2017 多校2 hdu 6053 TrickGCD

2017 多校2 hdu 6053 TrickGCD

题目:

You are given an array \(A\) , and Zhu wants to know there are how many different array \(B\) satisfy the following conditions?

• \(1≤B_i≤A_i\)
• For each pair(\(l , r) (1≤l≤r≤n) , gcd(bl,bl+1...br)≥2\)

Input

The first line is an integer \(T(1≤T≤10)\) describe the number of test cases.

Each test case begins with an integer number n describe the size of array \(A\).

Then a line contains \(n\) numbers describe each element of \(A\)

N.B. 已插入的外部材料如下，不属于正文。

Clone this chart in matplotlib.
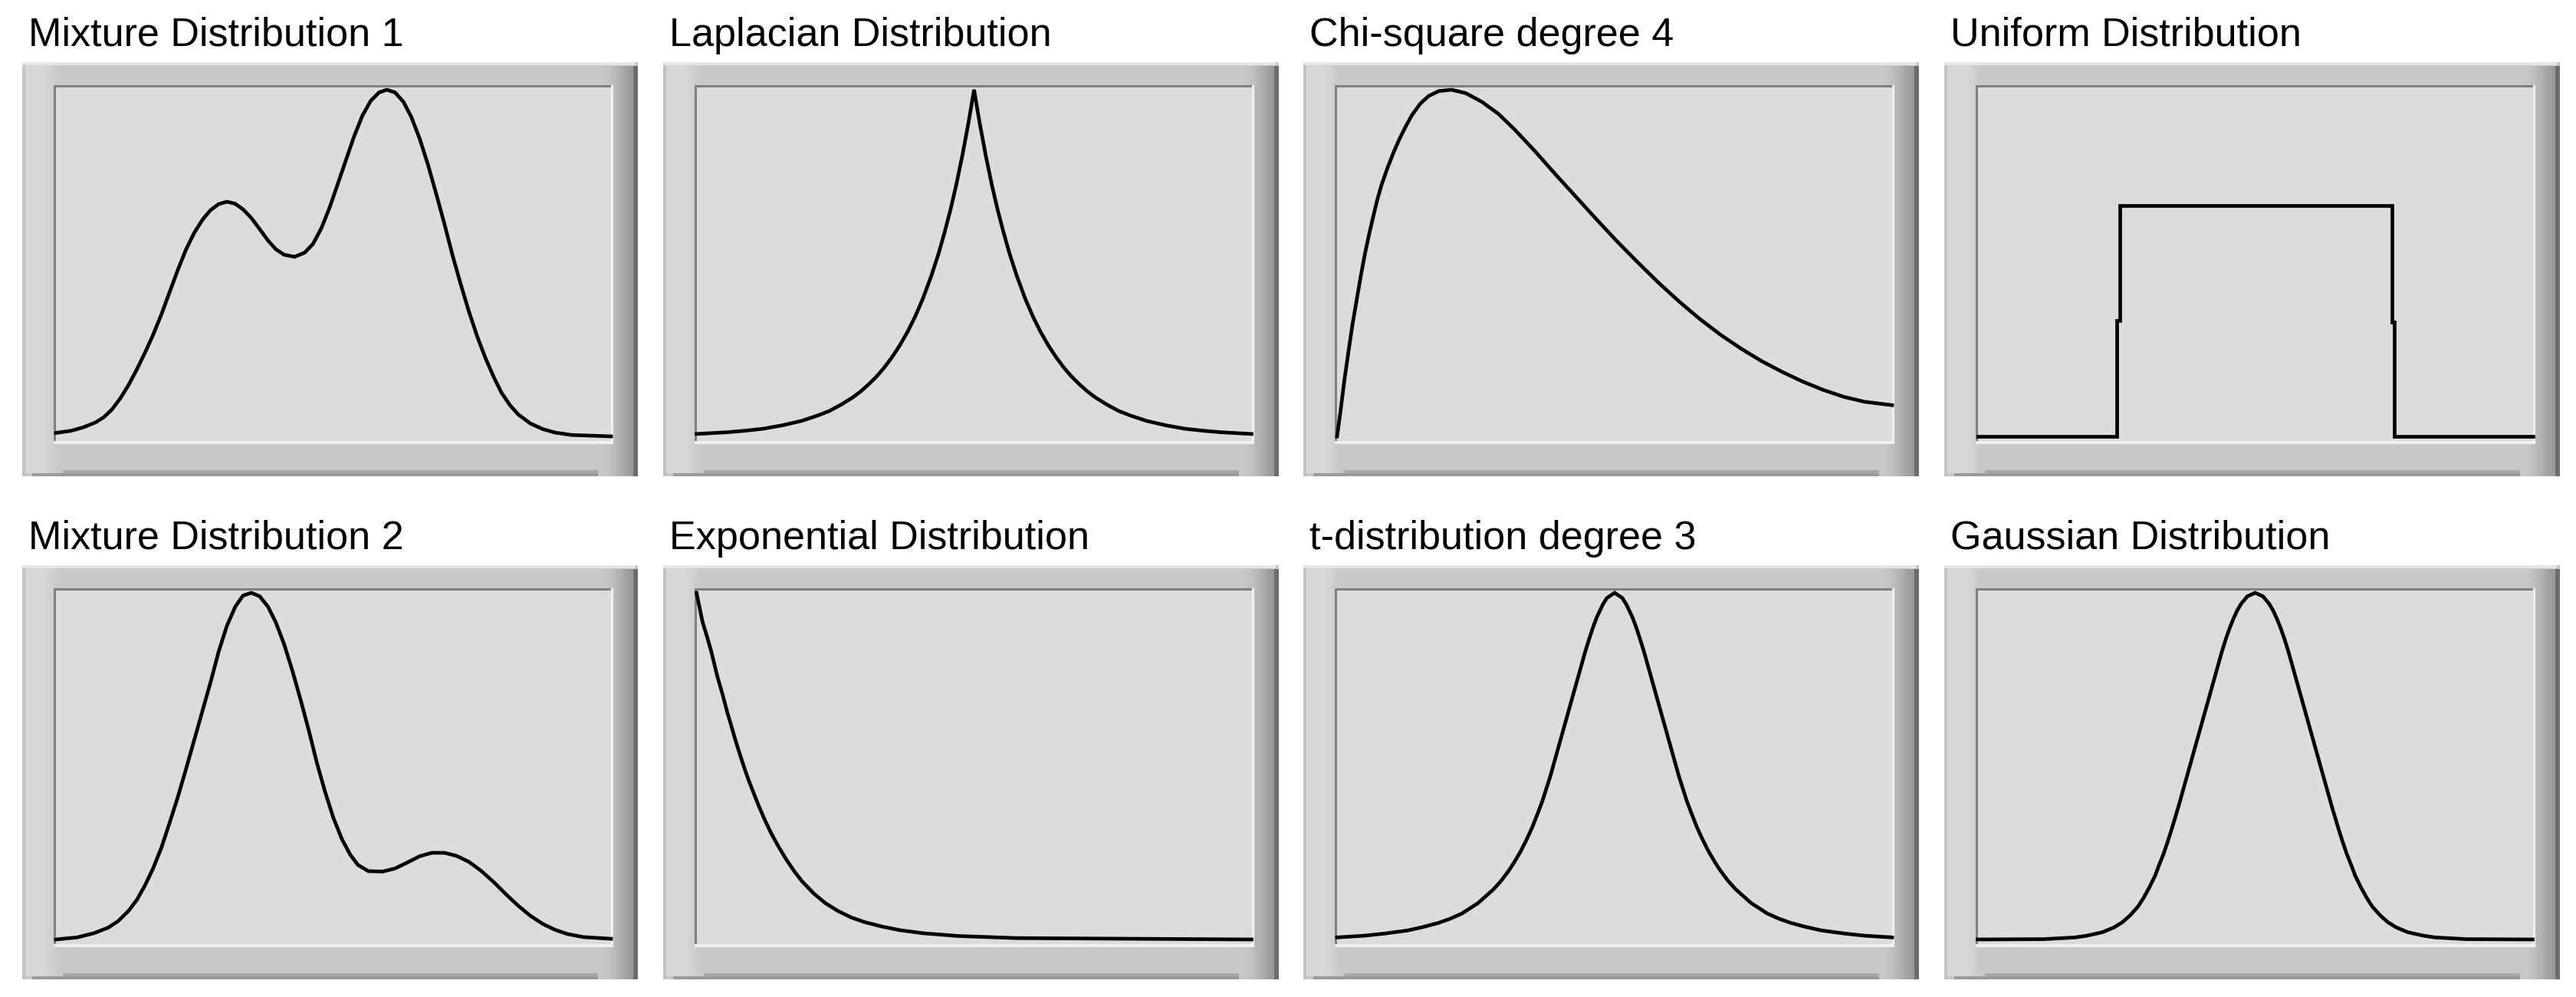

You can assume that \(1≤n,A_i≤10^{5}\)

Output

For the \(k\)th test case , first output "Case #\(k\): " , then output an integer as answer in a single line . because the answer may be large , so you are only need to output answer mod \(10^{9}+7\)

思路：

枚举\(g = gcd(b_1,b_2,....,b_n)\),
那么\(gcd为g\)的倍数的答案就是\(\prod_{i=1}^{n}\frac{A_i}{g}\)
每次暴力计算是不行的，想到一个数在\(g到2g-1\)除以g结果是不变的
所以可以预处理区间数字个数的前缀和，\(O(nlogn)\)类似素数筛法预处理出每个\(g\)的答案
现在要计算\(gcd为g\)的答案，我们从大到小枚举，同时更新它的约数的答案，就可以保证不重复了
从小到大枚举过去就要用到莫比乌斯函数去计算了
\(令F(i)为gcd为i的倍数的方案数,f(i)为gcd为i的方案数\)
\(F(i) = \sum_{i|d}^{}{f(d)} \rightarrow f(i) = \sum_{i|d}u(\frac{d}{i})F(d)\)
代码贴的是比赛时过的姿势

#include<bits/stdc++.h>
using namespace std;
typedef pair<int,int> P;
typedef long long LL;
const int mod = 1e9 + 7;
const int N = 1e5 + 10;
vector<int> v[N];
int n;
int sum[N],ans[N];
void init(){
    for(int i = 2;i < N;i++){
        for(int j = i;j < N;j+=i) v[j].push_back(i);
    }
}
int qpow(int x,int y){
    int ans = 1;
    while(y){
        if(y&1) ans = 1LL* ans * x % mod;
        x = 1LL * x * x % mod;
        y >>= 1;
    }
    return ans;
}
int main(void)
{
    init();
    int T, x;
    int cas = 1;
    cin>>T;
    while(T--){
        memset(sum, 0, sizeof(sum));
        scanf("%d",&n);
        int mi = N;
        for(int i = 1;i <= n;i++) {
            scanf("%d",&x);
            mi = min(x,mi);
            sum[x]++;
        }
        for(int i = 1;i < N;i++) sum[i]+=sum[i-1];
        for(int i = 2;i <= mi;i++){
            ans[i] = 1;
            for(int j = i;j < N;j+=i){
                int l = j + i - 1 > N - 1?N-1:j + i - 1;
                ans[i] = 1LL * ans[i] * qpow(j / i,sum[l] - sum[j - 1]) % mod;
            }
        }
        int res = 0;
        for(int i = mi;i >= 2;i--){
            res = (res + ans[i])%mod;
            for(int j = 0;j < v[i].size();j++) ans[v[i][j]] = (ans[v[i][j]] - ans[i] + mod)%mod;
        }
        printf("Case #%d: %d\n",cas++,res);
    }
    return 0;
}